Os alfinetes de Teófilo Braga

Na tipografia clandestina imprimíamos o "Ribatejo" continua Policarpo – o jornal que Soeiro escrevia, com as lutas e os problemas da nossa região. Distribuíamo-lo todo.
Um dia acabaram os agrafos e como o jornal tinha três folhas, era preciso arranjar uma solução. Fui ter com o Teófilo Braga da Silva Vieira, que tinha uma loja e pedi-lhe todos os alfinetes que havia. Ele, admirado de eu levar tantos, queria saber para que eram os alfinetes. Mas como eu não lhe dava troco, calou-se.
Uns dias mais tarde o Teofilo também recebeu o "Ribatejo", e lá encontrou um alfinete.
Ficou a saber para que serviam os alfinetes, mas calou-se muito calado.

Teófilo Braga, mais tarde um dos activistas da CDE em 1969 e um campanheiro de todas as acções antifascistas até ao 25 de Abril, confirmava comovido.
Ao lado o Favas Brasileiro falava das lutas dos operários agrícolas. Acolá outro. Mais além outro.

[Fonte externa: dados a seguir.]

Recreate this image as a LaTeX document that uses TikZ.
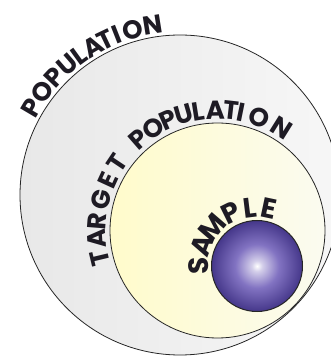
\documentclass[tikz,border=0pt]{standalone}
\usepackage{fontspec}
\newfontfamily\labelfont{Poppins}
\definecolor{popleft}{HTML}{E8E8E8}
\definecolor{popright}{HTML}{F7F7F7}
\definecolor{tgtleft}{HTML}{FFFBCB}
\definecolor{tgtright}{HTML}{FBFBF0}
\definecolor{smpmid}{HTML}{8273C2}
\definecolor{smpdark}{HTML}{45378A}
\definecolor{ink}{HTML}{1E1B24}
\pgfdeclareradialshading{samplesphere}{\pgfpoint{0bp}{0bp}}{color(0bp)=(white);color(3bp)=(smpmid!35!white);color(12bp)=(smpmid);color(25bp)=(smpdark);color(50bp)=(smpdark)}
\tikzset{ring/.style={circle,draw=black!85,line width=0.8pt,inner sep=0pt},letter/.style={inner sep=0pt,anchor=base,text=ink,font=\labelfont\bfseries\fontsize{#1}{#1}\selectfont}}

\begin{document}
\begin{tikzpicture}[x=1pt,y=1pt]
\useasboundingbox (0,0) rectangle (331,356);
\clip (0,0) rectangle (331,356);
\node[ring,minimum size=320pt,left color=popleft,right color=popright] (pop) at (180,161) {};
\node[ring,minimum size=215pt,left color=tgtleft,right color=tgtright] (tgt) at (217.5,125.5) {};
\node[ring,minimum size=91pt,line width=1pt,shading=samplesphere] (smp) at (257,90) {};
% letters round the circles
\foreach \ch/\ang [count=\i] in {P/149.5,O/143,P/136.8,U/131,L/125.8,A/120.5,T/115.5,I/111.5,O/106,N/99}
  \path (pop.center) ++(\ang:163) node[letter=26,rotate=\ang-90] (pop-\i) {\ch};
\foreach \ch/\ang [count=\i] in {T/193.4,A/183.9,R/175.5,G/165.3,E/155.3,T/146.2,P/131,O/122,P/114,U/106,L/99,A/91,T/83.5,I/78.5,O/69.5,N/58}
  \path (tgt.center) ++(\ang:111.5) node[letter=26,rotate=\ang-90] (tgt-\i) {\ch};
\foreach \ch/\ang [count=\i] in {S/180,A/159,M/139.3,P/116.3,L/97,E/78}
  \path (smp.center) ++(\ang:49) node[letter=28,rotate=\ang-90] (smp-\i) {\ch};
\end{tikzpicture}
\end{document}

Soeiro. PCP. Soeiro.
Todos ouviam historias e contavam outras uns aos outros. Soeiro Pereira Gomes tinha os despertado para um exercício de memória colectiva.
Queríamos ir para Pernes ouvir Álvaro Cunhal falar sobre Soeiro na Junta de Freguesia, mas aquela colina amarrava-nos a todos.
Lá partimos a caminho de Pernes, presos ainda ao espirito de Soeiro.